Each writer has a piece on Cordero-Fernando (with a photo of the two of them) in her collection of essays. They write about their marriages, children, friends, relationships, events in their life, grief, growing old, insights life has given them and the reality of death. There are four to 12 essays for each writer.

Her own person

Among other things, Arriola writes about “resigning from motherhood,” because she can now truly be her own person and be a best friend to her daughters. Arriola seemes to write in an agitated (agitato) style sometimes, but Bolasco is more serene (largo, diminuendo). A true Scholastican, she remains a believer, albeit in an intelligent and sophisticated manner. Francisco writes about the unexpected rewards of aging and an “initiation process” in three stages: Step one is learning to live with one’s adult children. The second stage is letting go of your children and giving them away to strangers (in matrimony). The final stage is “Divine Surrender,” the shedding of bad habits and hang-ups, ”as we listen with awe and wonder to our children’s superior knowledge.”
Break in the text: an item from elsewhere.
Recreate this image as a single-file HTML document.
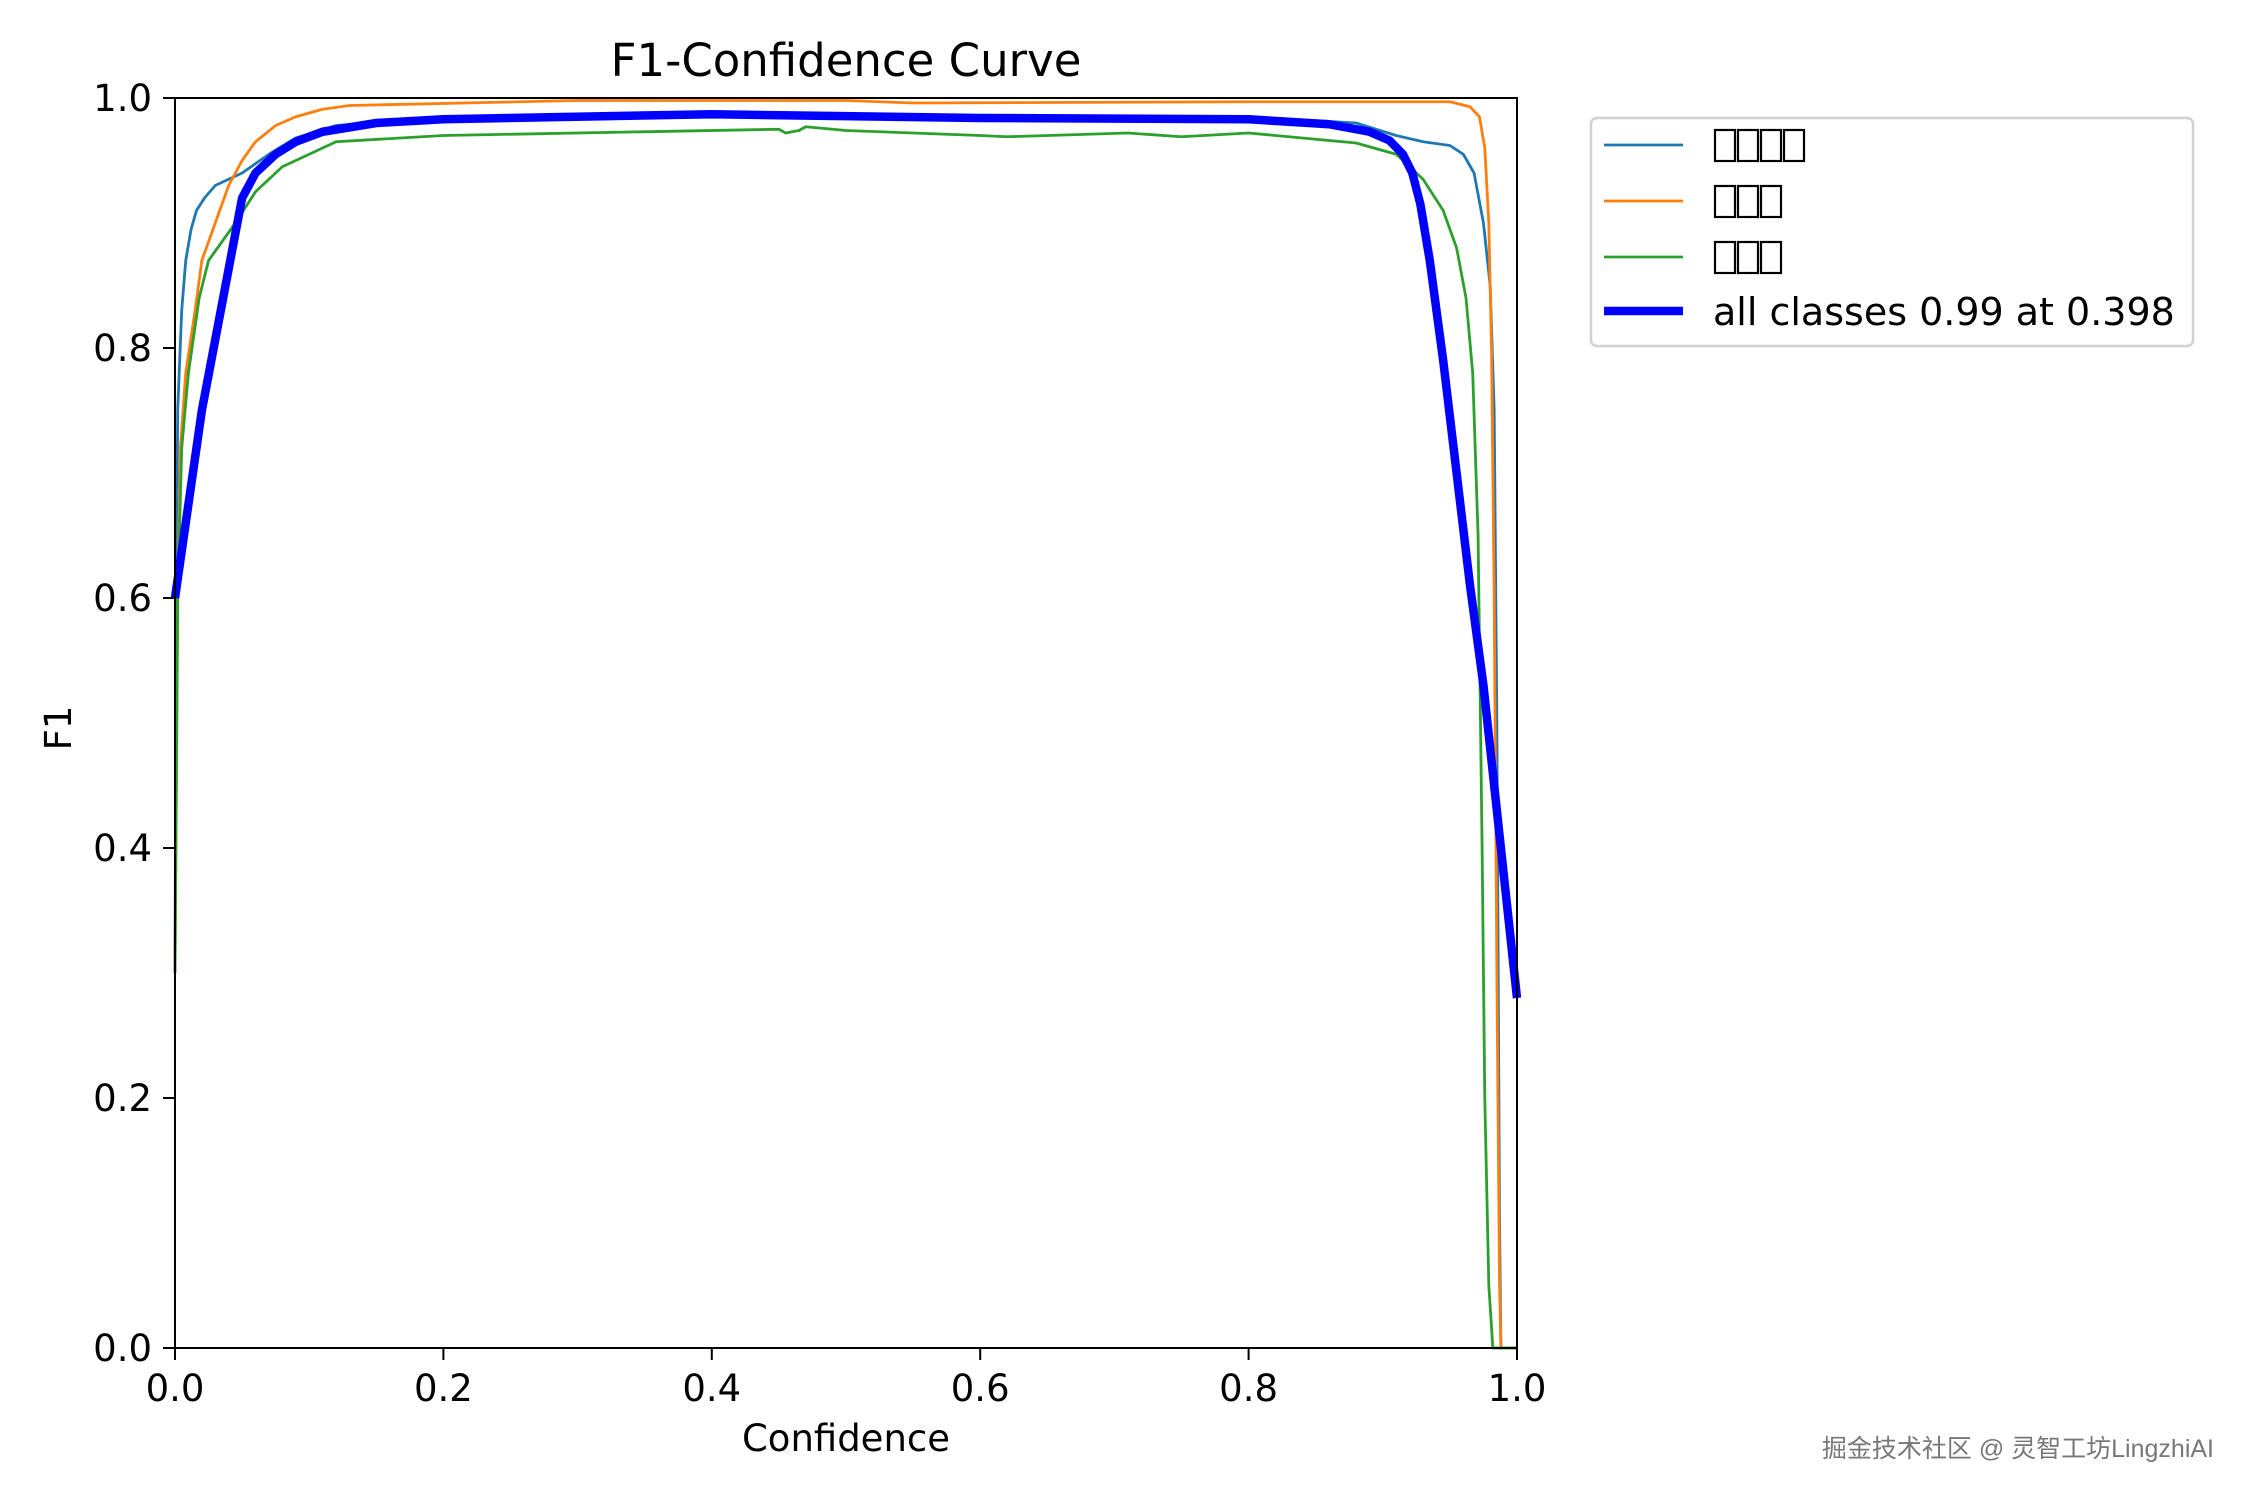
<!DOCTYPE html>
<html><head><meta charset="utf-8"><style>
html,body{margin:0;padding:0;background:#fff}
svg{display:block}
text{font-family:"DejaVu Sans","Liberation Sans",sans-serif;fill:#000}
</style></head><body>
<svg width="2250" height="1500" viewBox="0 0 2250 1500" xmlns="http://www.w3.org/2000/svg">
<rect width="2250" height="1500" fill="#fff"/>
<text x="846" y="76" font-size="45" text-anchor="middle">F1-Confidence Curve</text>
<g transform="matrix(1342 0 0 -1250 175 1348)" fill="none" stroke-linejoin="round">
<polyline vector-effect="non-scaling-stroke" stroke="#1f77b4" stroke-width="2.8" points="0,0.3 0.001,0.6 0.002,0.75 0.005,0.83 0.008,0.87 0.012,0.895 0.016,0.91 0.022,0.92 0.03,0.93 0.05,0.94 0.07,0.955 0.09,0.968 0.12,0.978 0.2,0.985 0.4,0.987 0.6,0.985 0.8,0.985 0.88,0.98 0.91,0.97 0.93,0.965 0.95,0.962 0.96,0.955 0.968,0.94 0.975,0.9 0.98,0.85 0.983,0.75 0.985,0.5 0.987,0.1 0.988,0 1,0"/>
<polyline vector-effect="non-scaling-stroke" stroke="#ff7f0e" stroke-width="2.8" points="0,0.3 0.002,0.6 0.004,0.72 0.008,0.78 0.015,0.83 0.02,0.87 0.03,0.9 0.04,0.93 0.05,0.95 0.06,0.965 0.075,0.978 0.09,0.985 0.11,0.991 0.13,0.994 0.3,0.998 0.5,0.998 0.55,0.996 0.8,0.997 0.95,0.997 0.965,0.993 0.972,0.985 0.976,0.96 0.979,0.9 0.981,0.8 0.983,0.6 0.985,0.3 0.987,0.05 0.988,0 1,0"/>
<polyline vector-effect="non-scaling-stroke" stroke="#2ca02c" stroke-width="2.8" points="0,0.3 0.002,0.6 0.005,0.72 0.01,0.78 0.018,0.84 0.025,0.87 0.035,0.885 0.045,0.9 0.06,0.925 0.08,0.945 0.1,0.955 0.12,0.965 0.2,0.97 0.45,0.975 0.455,0.972 0.465,0.974 0.47,0.977 0.5,0.974 0.6,0.97 0.62,0.969 0.71,0.972 0.75,0.969 0.8,0.972 0.88,0.964 0.91,0.955 0.93,0.935 0.945,0.91 0.955,0.88 0.962,0.84 0.967,0.78 0.971,0.65 0.974,0.4 0.976,0.2 0.979,0.05 0.982,0 1,0"/>
<polyline vector-effect="non-scaling-stroke" stroke="#0000ff" stroke-width="8.5" points="0,0.6 0.02,0.75 0.05,0.92 0.06,0.94 0.075,0.955 0.09,0.965 0.11,0.973 0.15,0.98 0.2,0.983 0.4,0.987 0.6,0.984 0.8,0.983 0.86,0.979 0.89,0.973 0.905,0.966 0.915,0.955 0.922,0.94 0.928,0.915 0.935,0.87 0.945,0.79 0.955,0.7 0.965,0.61 0.975,0.53 0.985,0.43 0.993,0.35 1,0.28"/>
</g>
<rect x="175" y="98" width="1342" height="1250" fill="none" stroke="#000" stroke-width="2"/>
<g stroke="#000" stroke-width="2">
<line x1="175" y1="1348" x2="175" y2="1360"/><line x1="443.4" y1="1348" x2="443.4" y2="1360"/><line x1="711.8" y1="1348" x2="711.8" y2="1360"/><line x1="980.2" y1="1348" x2="980.2" y2="1360"/><line x1="1248.6" y1="1348" x2="1248.6" y2="1360"/><line x1="1517" y1="1348" x2="1517" y2="1360"/>
<line x1="163" y1="1348" x2="175" y2="1348"/><line x1="163" y1="1098" x2="175" y2="1098"/><line x1="163" y1="848" x2="175" y2="848"/><line x1="163" y1="598" x2="175" y2="598"/><line x1="163" y1="348" x2="175" y2="348"/><line x1="163" y1="98" x2="175" y2="98"/>
</g>
<g font-size="37" text-anchor="middle">
<text x="175" y="1401">0.0</text><text x="443.4" y="1401">0.2</text><text x="711.8" y="1401">0.4</text><text x="980.2" y="1401">0.6</text><text x="1248.6" y="1401">0.8</text><text x="1517" y="1401">1.0</text>
</g>
<g font-size="37" text-anchor="end">
<text x="152" y="1361">0.0</text><text x="152" y="1111">0.2</text><text x="152" y="861">0.4</text><text x="152" y="611">0.6</text><text x="152" y="361">0.8</text><text x="152" y="111">1.0</text>
</g>
<text x="846" y="1451" font-size="37" text-anchor="middle">Confidence</text>
<text x="0" y="0" font-size="37" text-anchor="middle" transform="translate(71 728) rotate(-90)">F1</text>
<rect x="1591" y="118" width="602" height="228" rx="6" fill="#fff" stroke="#d0d0d0" stroke-width="2.5"/>
<g stroke-width="2.8">
<line x1="1604" y1="145" x2="1683" y2="145" stroke="#1f77b4"/>
<line x1="1604" y1="201" x2="1683" y2="201" stroke="#ff7f0e"/>
<line x1="1604" y1="257" x2="1683" y2="257" stroke="#2ca02c"/>
<line x1="1604" y1="311" x2="1683" y2="311" stroke="#0000ff" stroke-width="8.5"/>
</g>
<g fill="none" stroke="#000" stroke-width="2.2">
<rect x="1715" y="130" width="20" height="31"/><rect x="1738" y="130" width="20" height="31"/><rect x="1761" y="130" width="20" height="31"/><rect x="1784" y="130" width="20" height="31"/>
<rect x="1715" y="186" width="20" height="31"/><rect x="1738" y="186" width="20" height="31"/><rect x="1761" y="186" width="20" height="31"/>
<rect x="1715" y="242" width="20" height="31"/><rect x="1738" y="242" width="20" height="31"/><rect x="1761" y="242" width="20" height="31"/>
</g>
<text x="1713" y="325" font-size="38">all classes 0.99 at 0.398</text>
<text x="2214" y="1457" font-size="25" text-anchor="end" style="font-family:'Liberation Sans','Noto Sans CJK SC',sans-serif;fill:#777">掘金技术社区 @ 灵智工坊LingzhiAI</text>
</svg>
</body></html>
Quintos-de Jesus has a timely essay on the coming of the New Year. Although she is talking about 2010, she could very well be referring to 2024. She writes about the poetics of time passing, with endings being beginnings and death a transition to another kind of life. In “A Time in Silay,” (the late) Ledesma recalled growing up with her paternal grandparents in an unidentified Visayan city, most likely Bacolod. Here, she became friendly with a Japanese man, a Mr. Kawamura, who had a daughter her age (5) in Japan during the Occupation. One day Ledesma saw Kawamura, who pointedly ignored her, arguing heatedly with Japanese soldiers. She told her family about this, and the poor girl was punished for consorting with the enemy. Frightened, the family, along with some neighbors, including nuns, fled to the safety of Silay. Years later, Ledesma would sometimes wonder about Kawamura. Strangely, Lolarga did not include the essay she wrote when she went UG during the 1980s, published by Ester Dipasupil in Malaya magazine. Instead, she writes about family, married life, health issues, things important to her and the writer’s life.

Walking meditation

Zapanta-Manlapaz describes a walking meditation through the captivating woods of upstate New York, guided by Zen monks. It is bitterly cold and they slowly make their way to the warmth of the monastery’s refectory. And the author experiences another kind of warmth when she helps a perplexed Korean nun fill the latter’s cup with steaming-hot coffee. Roces-Santos writes about her women friends who are widows. A common refrain seems to be that their husbands cheated. Yet there were those husbands who were “heaven-sent.” One 88-year-old friend or relative informs her a widow’s heart never really heals, “but you can live with it.”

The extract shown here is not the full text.